> TASK TO COMPLETE
Retype the lines beneath this one, from the first through the line containing "fig = go.Figure()". Pictures are left out.

►

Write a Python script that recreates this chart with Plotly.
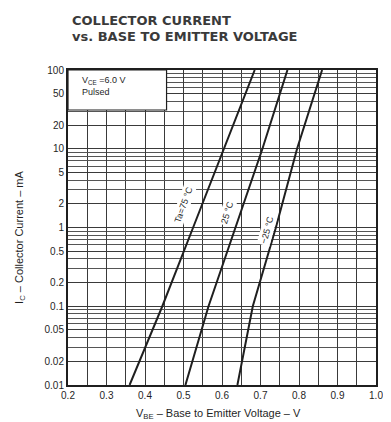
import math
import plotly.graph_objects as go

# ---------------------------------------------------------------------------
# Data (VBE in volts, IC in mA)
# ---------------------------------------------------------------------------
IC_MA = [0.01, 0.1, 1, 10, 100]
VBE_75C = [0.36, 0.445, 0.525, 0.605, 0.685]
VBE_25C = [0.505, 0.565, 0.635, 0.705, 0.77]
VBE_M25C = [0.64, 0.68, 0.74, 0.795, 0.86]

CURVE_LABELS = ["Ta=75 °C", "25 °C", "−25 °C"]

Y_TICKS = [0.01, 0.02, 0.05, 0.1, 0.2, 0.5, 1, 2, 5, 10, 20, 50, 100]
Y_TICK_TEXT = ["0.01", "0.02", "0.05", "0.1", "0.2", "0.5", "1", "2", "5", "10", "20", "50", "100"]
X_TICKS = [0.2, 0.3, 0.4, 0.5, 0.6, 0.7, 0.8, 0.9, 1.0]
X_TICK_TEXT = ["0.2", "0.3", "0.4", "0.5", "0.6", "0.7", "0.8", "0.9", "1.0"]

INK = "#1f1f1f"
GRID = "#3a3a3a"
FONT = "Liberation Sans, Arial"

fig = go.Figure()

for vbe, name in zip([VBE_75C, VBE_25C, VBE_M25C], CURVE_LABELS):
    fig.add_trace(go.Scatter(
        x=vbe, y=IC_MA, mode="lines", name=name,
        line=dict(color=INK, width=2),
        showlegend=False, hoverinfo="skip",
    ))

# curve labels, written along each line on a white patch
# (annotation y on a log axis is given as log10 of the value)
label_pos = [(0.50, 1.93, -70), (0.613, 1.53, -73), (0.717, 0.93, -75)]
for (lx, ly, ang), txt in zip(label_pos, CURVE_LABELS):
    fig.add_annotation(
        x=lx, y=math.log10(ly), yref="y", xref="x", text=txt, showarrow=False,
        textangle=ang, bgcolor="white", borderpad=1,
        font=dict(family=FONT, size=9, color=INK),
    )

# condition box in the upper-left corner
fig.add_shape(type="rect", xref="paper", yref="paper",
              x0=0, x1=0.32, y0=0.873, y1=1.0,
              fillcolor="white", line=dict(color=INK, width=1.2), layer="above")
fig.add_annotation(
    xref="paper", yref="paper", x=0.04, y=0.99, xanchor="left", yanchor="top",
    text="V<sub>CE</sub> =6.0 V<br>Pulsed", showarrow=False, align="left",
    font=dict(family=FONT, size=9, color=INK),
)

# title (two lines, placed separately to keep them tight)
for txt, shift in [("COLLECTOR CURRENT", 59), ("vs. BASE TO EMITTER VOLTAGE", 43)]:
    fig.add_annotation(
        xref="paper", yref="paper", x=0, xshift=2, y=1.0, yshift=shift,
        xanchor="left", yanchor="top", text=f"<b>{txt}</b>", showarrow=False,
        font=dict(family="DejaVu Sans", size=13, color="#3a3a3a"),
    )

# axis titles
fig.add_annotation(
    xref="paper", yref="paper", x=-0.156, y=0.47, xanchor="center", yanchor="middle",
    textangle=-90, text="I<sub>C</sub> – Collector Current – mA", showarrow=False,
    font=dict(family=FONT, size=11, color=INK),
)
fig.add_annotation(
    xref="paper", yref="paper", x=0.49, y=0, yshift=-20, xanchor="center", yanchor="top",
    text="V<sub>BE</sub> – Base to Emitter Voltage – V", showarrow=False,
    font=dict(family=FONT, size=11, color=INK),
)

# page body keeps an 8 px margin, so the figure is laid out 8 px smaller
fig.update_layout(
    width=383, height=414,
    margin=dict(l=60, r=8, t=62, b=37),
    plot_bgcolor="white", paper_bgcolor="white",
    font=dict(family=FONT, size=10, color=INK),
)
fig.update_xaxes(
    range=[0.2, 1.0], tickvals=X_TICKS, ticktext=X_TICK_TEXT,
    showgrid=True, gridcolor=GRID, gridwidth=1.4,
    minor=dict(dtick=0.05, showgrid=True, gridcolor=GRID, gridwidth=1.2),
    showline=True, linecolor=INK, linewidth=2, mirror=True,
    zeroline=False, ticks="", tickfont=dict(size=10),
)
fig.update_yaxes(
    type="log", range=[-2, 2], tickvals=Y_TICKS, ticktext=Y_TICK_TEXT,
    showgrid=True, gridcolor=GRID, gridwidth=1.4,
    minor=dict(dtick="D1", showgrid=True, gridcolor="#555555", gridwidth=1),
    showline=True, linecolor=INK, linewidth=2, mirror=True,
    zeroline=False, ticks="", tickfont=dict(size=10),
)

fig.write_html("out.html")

◄

> SOLUTION FOR THIS TASK
Write a Python script that recreates this chart with Plotly.
import math
import plotly.graph_objects as go

# ---------------------------------------------------------------------------
# Data (VBE in volts, IC in mA)
# ---------------------------------------------------------------------------
IC_MA = [0.01, 0.1, 1, 10, 100]
VBE_75C = [0.36, 0.445, 0.525, 0.605, 0.685]
VBE_25C = [0.505, 0.565, 0.635, 0.705, 0.77]
VBE_M25C = [0.64, 0.68, 0.74, 0.795, 0.86]

CURVE_LABELS = ["Ta=75 °C", "25 °C", "−25 °C"]

Y_TICKS = [0.01, 0.02, 0.05, 0.1, 0.2, 0.5, 1, 2, 5, 10, 20, 50, 100]
Y_TICK_TEXT = ["0.01", "0.02", "0.05", "0.1", "0.2", "0.5", "1", "2", "5", "10", "20", "50", "100"]
X_TICKS = [0.2, 0.3, 0.4, 0.5, 0.6, 0.7, 0.8, 0.9, 1.0]
X_TICK_TEXT = ["0.2", "0.3", "0.4", "0.5", "0.6", "0.7", "0.8", "0.9", "1.0"]

INK = "#1f1f1f"
GRID = "#3a3a3a"
FONT = "Liberation Sans, Arial"

fig = go.Figure()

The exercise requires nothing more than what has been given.